SNV's Cyrillic posters with presidential candidates stir up reactions

NEWS 06.12.201917:50
SNV

Commenting on the latest action of the umbrella organisation of ethnic Serbs, which set up several billboards displaying the names of three presidential candidates and their slogans in Cyrillic, President Kolinda Grabar-Kitarovic said on Friday that the Serb National Council (SNV) should pay its deepest respect to Croatian soldiers who liberated Croatia and enabled the introduction of democracy and freedom of expression in the country.

Grabar-Kitarovic said this in her comment

The SNV resumed its campaign “Let’s understand each other better”, launched two months ago with the aim of removing the stigma associated with the Cyrillic script due to its use during the 1991-1995 Homeland War by Serb rebel forces who also sprayed Cyrillic letters on buildings and houses in occupied areas.

Several jumbo posters with the names of incumbent President Grabar-Kitarovic, former Prime Minister Zoran Milanovic and Miroslav Skoro and their campaign slogans written in Cyrillic appeared on Thursday.

“You should ask the SNV what they are saying with those posters. We and the Serb community in Croatia understand each other very well,” the president said in Dubrovnik, where she was attending ceremonies marking the day of local war veterans.

Plenkovic says it seems there is no problem in understanding Cyrillic

Prime Minister Andrej Plenkovic said that it seemed to him that there was no problem in “understanding” that script which Croatians who are little older had been taught in primary school. He referred to the fact that during Socialist Yugoslavia (SFRY) that script was taught in school.

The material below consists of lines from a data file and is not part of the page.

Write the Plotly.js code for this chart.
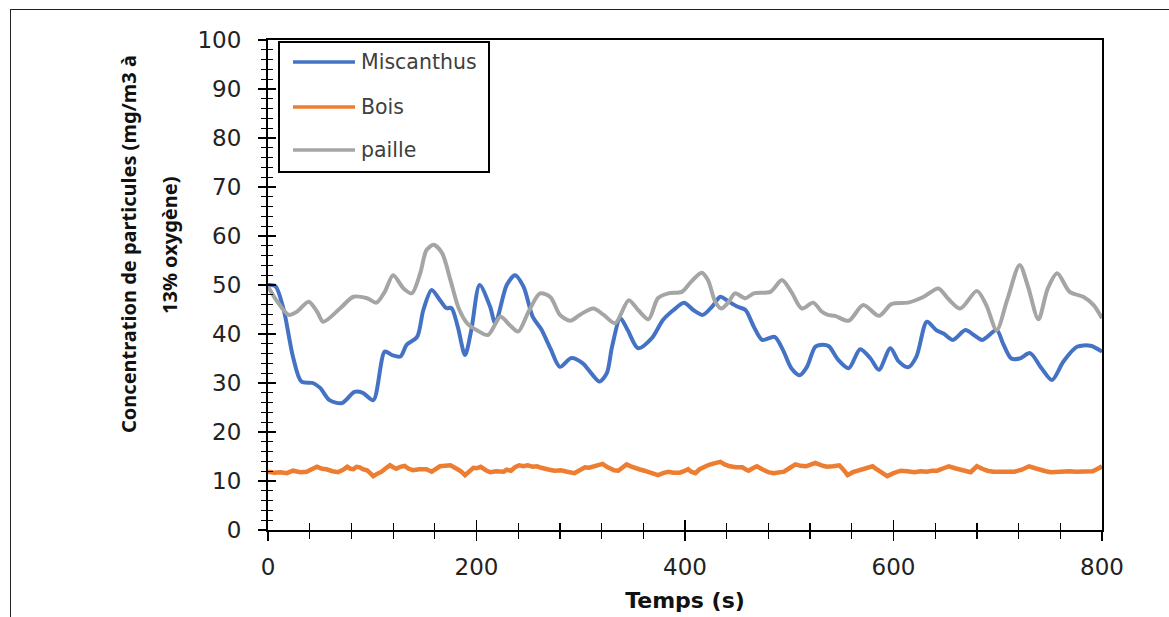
<!DOCTYPE html>
<html>
<head>
<meta charset="utf-8">
<script src="https://cdn.plot.ly/plotly-3.0.1.min.js"></script>
<style>
html,body{margin:0;padding:0;background:#fff;}
#frame{position:absolute;left:10px;top:9px;width:1200px;height:700px;border:1.5px solid #222;box-sizing:border-box;}
#chart{position:absolute;left:0;top:0;width:1169px;height:617px;}
</style>
</head>
<body>
<div id="frame"></div>
<div id="chart"></div>
<script>
// ---- Data ----
const miscanthusX = [0, 7, 15, 24, 32, 43, 50, 59, 71, 83, 91, 101, 112, 119, 127, 133, 143, 149, 157, 165, 171, 176, 182, 189, 195, 203, 213, 218, 229, 237, 245, 254, 262, 271, 280, 291, 302, 310, 318, 325, 330, 338, 345, 355, 368, 379, 389, 399, 408, 417, 426, 434, 440, 450, 458, 466, 474, 486, 494, 502, 510, 517, 525, 532, 538, 547, 557, 568, 578, 586, 597, 605, 614, 622, 632, 641, 648, 657, 669, 677, 685, 699, 705, 713, 721, 731, 742, 752, 763, 776, 789, 800];
const miscanthusY = [50, 49.8, 45, 35.3, 30.3, 30, 29, 26.5, 25.9, 28.2, 28, 26.5, 36.4, 35.7, 35.4, 37.8, 39.4, 44.9, 49, 46.9, 45.3, 45.3, 41.5, 35.7, 40.8, 50, 45.6, 42.2, 50, 52, 49.7, 43.5, 41, 37, 33.3, 35.1, 34, 32, 30.3, 32, 37.4, 43.2, 40.8, 37.1, 39.1, 42.9, 44.9, 46.4, 44.9, 43.9, 45.6, 47.6, 46.9, 45.6, 44.9, 41.5, 38.8, 39.4, 36.7, 33, 31.6, 33.3, 37.4, 37.8, 37.5, 34.7, 33, 36.9, 35, 32.7, 37.1, 34.4, 33.2, 35.4, 42.5, 40.8, 40.1, 38.8, 40.8, 39.8, 38.8, 40.8, 38.1, 35, 35, 36.1, 33, 30.6, 34.4, 37.4, 37.6, 36.4];

const paille_X = [0, 8, 20, 28, 39, 47, 53, 69, 82, 95, 104, 112, 120, 130, 138, 146, 152, 159, 167, 175, 183, 191, 200, 211, 223, 232, 240, 250, 261, 271, 280, 290, 299, 312, 322, 333, 346, 355, 365, 374, 384, 397, 406, 416, 422, 429, 435, 442, 448, 458, 466, 482, 493, 502, 512, 523, 531, 537, 544, 557, 571, 586, 598, 614, 629, 643, 652, 664, 680, 689, 699, 709, 721, 729, 739, 748, 757, 769, 782, 792, 800];
const paille_Y = [49.7, 46.9, 43.9, 44.6, 46.6, 44.6, 42.5, 45.2, 47.6, 47.3, 46.4, 48.6, 52, 49.3, 48.3, 52.4, 57.1, 58.2, 56.5, 51, 45.2, 42.2, 40.8, 39.8, 43.5, 41.8, 40.5, 44.6, 48.3, 47.5, 43.9, 42.7, 43.9, 45.2, 43.9, 42.2, 46.9, 44.9, 43, 47.3, 48.3, 48.6, 50.7, 52.5, 51, 46.6, 45.2, 46.6, 48.3, 47.3, 48.3, 48.6, 51, 48.6, 45.2, 46.4, 44.6, 43.9, 43.7, 42.7, 45.9, 43.7, 46.1, 46.4, 47.6, 49.3, 47.3, 45.2, 48.8, 45.9, 40.8, 46.9, 54.1, 49.7, 43, 49.3, 52.4, 48.6, 47.6, 45.9, 43.2];

const boisX = [0, 6, 12, 18, 24, 31, 37, 42, 47, 52, 56, 62, 67, 72, 76, 79, 82, 85, 88, 91, 95, 98, 101, 105, 109, 113, 117, 120, 123, 127, 131, 135, 139, 145, 152, 157, 161, 165, 170, 175, 181, 185, 189, 193, 197, 200, 204, 209, 213, 219, 226, 229, 233, 237, 241, 245, 249, 254, 258, 262, 265, 270, 275, 281, 287, 291, 294, 299, 304, 308, 313, 317, 321, 325, 329, 332, 336, 340, 344, 348, 352, 356, 361, 367, 374, 379, 384, 389, 395, 399, 403, 406, 410, 414, 418, 423, 428, 434, 438, 443, 449, 455, 458, 461, 465, 469, 474, 480, 485, 490, 495, 500, 506, 511, 516, 520, 525, 531, 536, 542, 548, 552, 556, 561, 565, 572, 580, 583, 586, 590, 594, 600, 607, 613, 620, 626, 632, 637, 642, 648, 653, 659, 664, 669, 674, 677, 680, 685, 690, 696, 703, 709, 716, 723, 730, 736, 741, 746, 751, 757, 764, 769, 775, 780, 786, 791, 796, 800];
const boisY = [11.9, 11.7, 11.8, 11.6, 12.1, 11.8, 11.9, 12.3, 12.9, 12.5, 12.4, 12.0, 11.8, 12.3, 12.9, 12.5, 12.4, 12.9, 12.8, 12.4, 12.2, 11.6, 11.0, 11.5, 11.9, 12.6, 13.2, 12.8, 12.5, 12.9, 13.1, 12.5, 12.2, 12.4, 12.4, 11.9, 12.5, 13.0, 13.1, 13.2, 12.5, 12.0, 11.2, 12.0, 12.7, 12.6, 12.9, 12.2, 11.8, 12.0, 11.9, 12.3, 12.1, 12.8, 13.2, 13.0, 13.2, 12.9, 13.0, 12.7, 12.5, 12.3, 12.1, 12.2, 11.9, 11.8, 11.6, 12.2, 12.8, 12.7, 13.0, 13.2, 13.5, 12.9, 12.4, 12.2, 12.1, 12.7, 13.4, 13.0, 12.8, 12.4, 12.1, 11.7, 11.2, 11.6, 11.9, 11.7, 11.7, 12.0, 12.4, 11.9, 11.6, 12.4, 12.9, 13.3, 13.6, 13.9, 13.4, 13.0, 12.8, 12.8, 12.4, 12.1, 12.6, 13.0, 12.4, 11.8, 11.6, 11.7, 11.9, 12.6, 13.4, 13.1, 13.0, 13.3, 13.7, 13.2, 12.9, 13.0, 13.2, 12.3, 11.2, 11.8, 12.1, 12.6, 13.0, 12.5, 12.1, 11.4, 11.0, 11.6, 12.1, 12.0, 11.8, 12.0, 11.9, 12.1, 12.1, 12.6, 13.0, 12.6, 12.4, 12.1, 11.8, 12.4, 13.0, 12.5, 12.1, 11.9, 11.9, 12.1, 11.9, 12.3, 13.0, 12.6, 12.2, 12.0, 11.8, 11.9, 11.9, 12.0, 11.9, 12.0, 11.9, 12.0, 12.5, 13.0];

const seriesNames = ['Miscanthus', 'Bois', 'paille'];
const seriesColors = ['#4472C4', '#ED7D31', '#A5A5A5'];
const xTickVals = [0, 200, 400, 600, 800];
const yTickVals = [0, 10, 20, 30, 40, 50, 60, 70, 80, 90, 100];
const xTitle = 'Temps (s)';
const yTitleLines = ['Concentration de particules (mg/m3 à', '13% oxygène)'];

// ---- Layout geometry ----
const W = 1169, H = 617;
const L = 268, R = 67, T = 40, B = 87;
const PW = W - L - R, PH = H - T - B;
const px = v => (v - L) / PW;        // pixel x -> paper
const py = v => (H - B - v) / PH;    // pixel y -> paper

const tickFont = {family: 'DejaVu Sans', size: 23, color: '#222'};

const traces = [
  {x: miscanthusX, y: miscanthusY, name: seriesNames[0], mode: 'lines',
   line: {color: seriesColors[0], width: 4, shape: 'spline', smoothing: 0.8}, showlegend: false},
  {x: boisX, y: boisY, name: seriesNames[1], mode: 'lines',
   line: {color: seriesColors[1], width: 4.5}, showlegend: false},
  {x: paille_X, y: paille_Y, name: seriesNames[2], mode: 'lines',
   line: {color: seriesColors[2], width: 4, shape: 'spline', smoothing: 0.8}, showlegend: false},
  {x: [0], y: [0], xaxis: 'x2', yaxis: 'y2', mode: 'none', showlegend: false, hoverinfo: 'skip'}
];

const shapes = [];
const annotations = [];
// legend box
shapes.push({type: 'rect', xref: 'paper', yref: 'paper', x0: px(279), x1: px(489), y0: py(42), y1: py(172),
  line: {color: '#000', width: 2}, fillcolor: 'rgba(0,0,0,0)', layer: 'above'});
const legRows = [62, 107, 150];
seriesNames.forEach((n, i) => {
  shapes.push({type: 'line', xref: 'paper', yref: 'paper', x0: px(293), x1: px(355), y0: py(legRows[i]), y1: py(legRows[i]),
    line: {color: seriesColors[i], width: 3.5}});
  annotations.push({xref: 'paper', yref: 'paper', x: px(359), y: py(legRows[i]), xanchor: 'left', yanchor: 'middle',
    text: n, showarrow: false, font: {family: 'DejaVu Sans', size: 20.5, color: '#404040'}});
});
// y title (two lines)
annotations.push({xref: 'paper', yref: 'paper', x: px(128), y: py(244), xanchor: 'center', yanchor: 'middle',
  text: '<b>' + yTitleLines[0] + '</b>', textangle: -90, showarrow: false,
  font: {family: 'Noto Sans', size: 20, color: '#111'}});
annotations.push({xref: 'paper', yref: 'paper', x: px(169), y: py(245), xanchor: 'center', yanchor: 'middle',
  text: '<b>' + yTitleLines[1] + '</b>', textangle: -90, showarrow: false,
  font: {family: 'Noto Sans', size: 20, color: '#111'}});

const layout = {
  width: W, height: H,
  margin: {l: L, r: R, t: T, b: B, pad: 0},
  paper_bgcolor: 'rgba(0,0,0,0)', plot_bgcolor: 'rgba(0,0,0,0)',
  showlegend: false,
  xaxis: {range: [0, 800], tickvals: xTickVals, ticks: 'outside', ticklen: 9, tickwidth: 1.5, tickcolor: '#000',
    minor: {dtick: 40, tick0: 0, ticks: 'outside', ticklen: 7, tickwidth: 1.2, tickcolor: '#000'},
    showline: true, linecolor: '#000', linewidth: 2, mirror: true, showgrid: false, zeroline: false,
    tickfont: tickFont, ticklabelstandoff: 6,
    title: {text: '<b>' + xTitle + '</b>', font: {family: 'DejaVu Sans', size: 22, color: '#111'}, standoff: 14}},
  yaxis: {range: [0, 100], tickvals: yTickVals, ticks: 'outside', ticklen: 8, tickwidth: 1.5, tickcolor: '#000',
    minor: {dtick: 2, tick0: 0, ticks: 'outside', ticklen: 5, tickwidth: 1.2, tickcolor: '#000'},
    showline: true, linecolor: '#000', linewidth: 2, mirror: true, showgrid: false, zeroline: false,
    tickfont: tickFont, ticklabelstandoff: 12},
  xaxis2: {range: [0, 800], overlaying: 'x', anchor: 'y2', tickvals: xTickVals, ticks: 'inside', ticklen: 10, tickwidth: 1.5, tickcolor: '#000',
    minor: {dtick: 40, tick0: 0, ticks: 'inside', ticklen: 7, tickwidth: 1.2, tickcolor: '#000'},
    showticklabels: false, showline: false, showgrid: false, zeroline: false, side: 'bottom'},
  yaxis2: {range: [0, 100], overlaying: 'y', anchor: 'x2', tickvals: yTickVals, ticks: 'inside', ticklen: 8, tickwidth: 1.5, tickcolor: '#000',
    minor: {dtick: 2, tick0: 0, ticks: 'inside', ticklen: 5, tickwidth: 1.2, tickcolor: '#000'},
    showticklabels: false, showline: false, showgrid: false, zeroline: false, side: 'left'},
  shapes: shapes,
  annotations: annotations
};

Plotly.newPlot('chart', traces, layout, {displayModeBar: false, staticPlot: true});
</script>
</body>
</html>
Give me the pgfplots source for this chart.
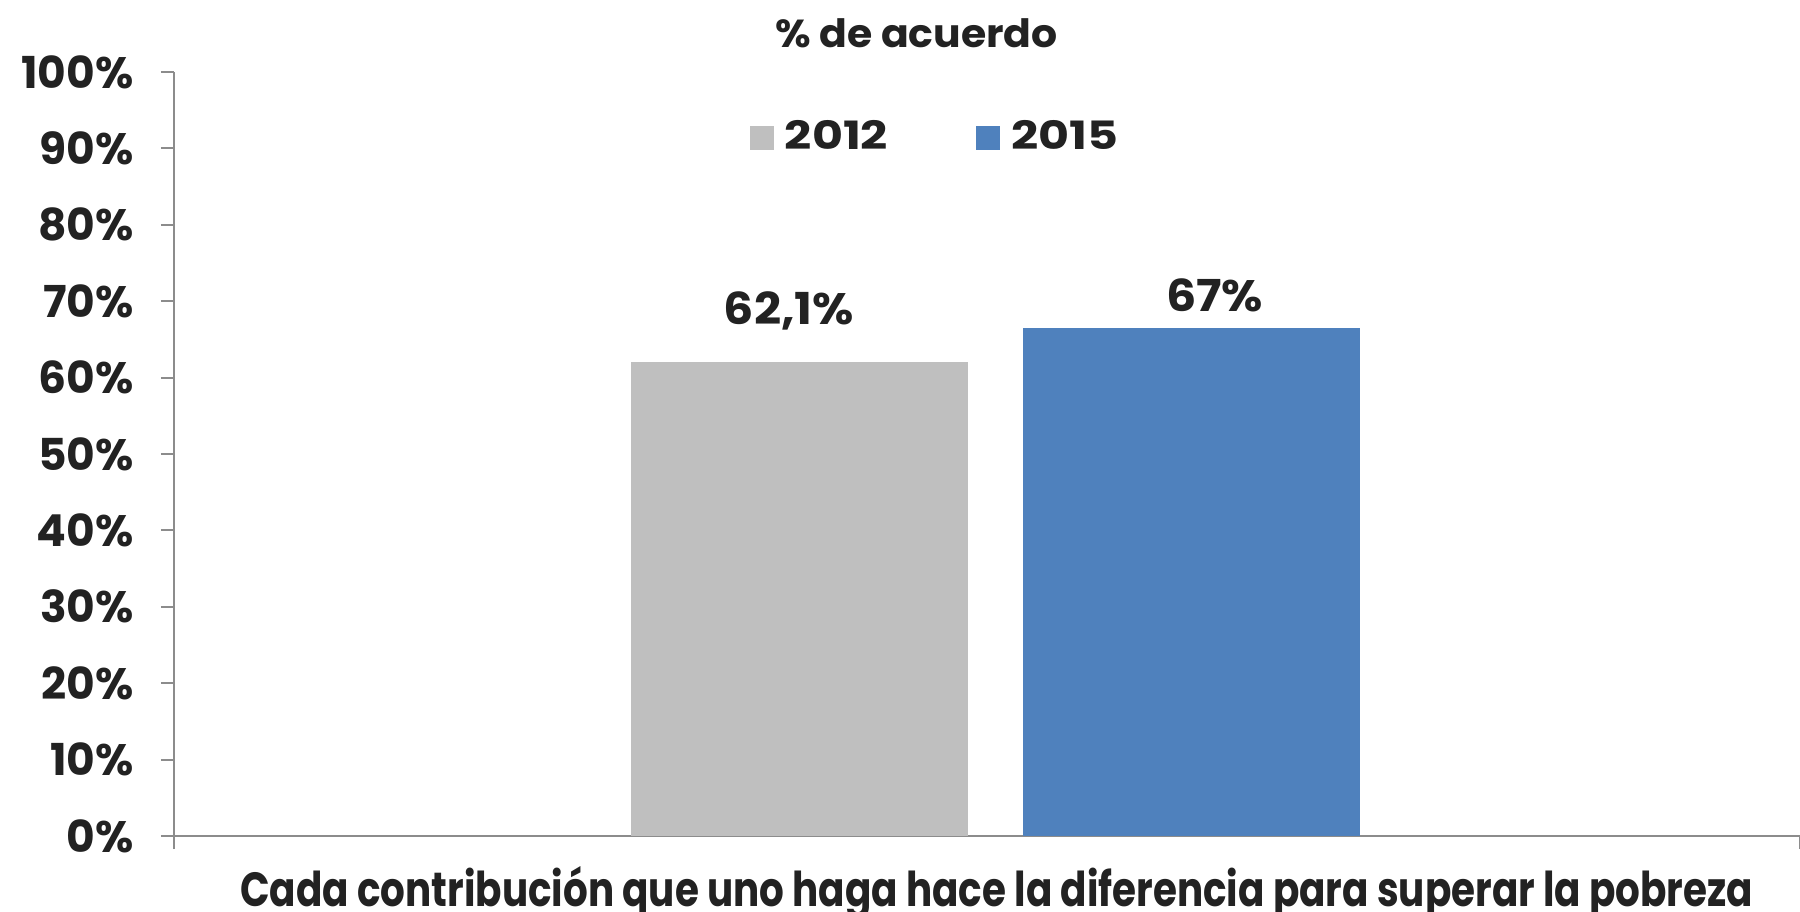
\documentclass[border=0pt]{standalone}
\usepackage{pgfplots}
\pgfplotsset{compat=1.18}
\usepackage{fontspec}
\setmainfont{Poppins}
\newfontfamily\fxl{Poppins}[FakeStretch=0.81]
\newfontfamily\fleg{Poppins}[FakeStretch=1.22]
\newfontfamily\ftitle{Poppins}[FakeStretch=1.05]
\newfontfamily\flab{Poppins}[FakeStretch=1.08]
\definecolor{txt}{HTML}{222222}
\definecolor{axgray}{HTML}{8C8C8C}
\definecolor{bgray}{HTML}{BFBFBF}
\definecolor{bblue}{HTML}{4F81BD}
\begin{document}
\begin{tikzpicture}
\useasboundingbox (-87bp,-38bp) rectangle (813bp,418bp);
\begin{axis}[
  at={(0,0)}, anchor=south west,
  scale only axis, width=813bp, height=382bp,
  xmin=-0.5, xmax=0.5, ymin=0, ymax=100,
  axis x line=bottom, axis y line=left,
  axis line style={-, draw=axgray, line width=1bp},
  tick align=outside, major tick length=6.5bp,
  tick style={draw=axgray, line width=1bp},
  ytick={0,10,...,100},
  yticklabel={\pgfmathprintnumber{\tick}\%},
  /pgf/number format/assume math mode=true,
  yticklabel style={font=\fontsize{22bp}{26bp}\selectfont\bfseries, text=txt, anchor=east, inner sep=0pt, xshift=-13.5bp},
  xtick={-0.5,0.5}, xticklabels={},
  ybar, bar width=168.5bp, bar shift=0pt,
  clip=false,
  xlabel={Cada contribución que uno haga hace la diferencia para superar la pobreza},
  xlabel style={font=\fxl\fontsize{24bp}{28bp}\selectfont\bfseries, text=txt, at={(axis description cs:0.506,0)}, yshift=-35bp, anchor=base, inner sep=0pt},
  legend style={at={(axis description cs:0.4674,0.9156)}, anchor=center, draw=none, fill=none,
    legend columns=2, font=\fleg\fontsize{19.5bp}{23bp}\selectfont\bfseries, text=txt,
    nodes={inner sep=0pt},
    /tikz/every odd column/.append style={column sep=5.5bp},
    /tikz/every even column/.append style={column sep=44bp}},
  legend image code/.code={\fill[#1] (0bp,-6.75bp) rectangle (12bp,5.25bp);},
  point meta=explicit symbolic,
  nodes near coords,
  every node near coord/.append style={font=\flab\fontsize{22bp}{26bp}\selectfont\bfseries, text=txt, anchor=base, inner sep=0pt},
]
\addplot[fill=bgray, draw=none, every node near coord/.append style={yshift=18.5bp, xshift=-5bp}]
  coordinates {(-0.1156,62.1) [62,1\%]};
\addlegendentry{2012}
\addplot[fill=bblue, draw=none, every node near coord/.append style={yshift=8bp, xshift=11.5bp}]
  coordinates {(0.1258,66.5) [67\%]};
\addlegendentry{2015}
\node[anchor=base, inner sep=0pt, text=txt, font=\ftitle\fontsize{19.5bp}{23bp}\selectfont\bfseries]
  at (rel axis cs:0.4566,1.0327) {\% de acuerdo};
\end{axis}
\end{tikzpicture}
\end{document}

Everyone who has money, although they do not have (presidential) candidates but have money for jumbo posters, are free to interpret the point of that campaign. We are focused on the victory of the president (Grabar-Kitarovic), Plenkovic said in the town of Krapina.

SNV leader considers Skoro’s reaction as threat

Earlier on Friday, SNV leader Boris Milosevic said that he considered Skoro’s reaction to the SNV action as a threat. Skoro’s election team says that after Skoro wins the presidential election, the SNV will understand its role in society much better.

Milosevic also said that the SNV had launched this campaign in late October “with the aim of promoting the Cyrillic script in the public sphere” and that they would adapt the campaign to topical social and political events.

Therefore they set up posters with the three major candidates displaying their names in Cyrillic in the build-up to the presidential election.

He went on to say that being the umbrella association, the SNV has included the protection of ethnic minorities in its agenda.

Milosevic recalled that by ratifying the European Charter for Regional or Minority Languages in 1997, Croatia undertook to protect and promote the Serbian language and the Cyrillic script.

On the other hand, Croatian War Veterans Affairs’ Minister Tomo Medved said today that this campaign launched by the SNV was unnecessary and did not contribute to better understanding between Croats and Serbs.

“In my mind, this is unnecessary. I cannot see any concrete form of contribution (to better understanding),” Medved said, adding that he would refrain from any further comment given that this was launched in the build-up to the presidential election.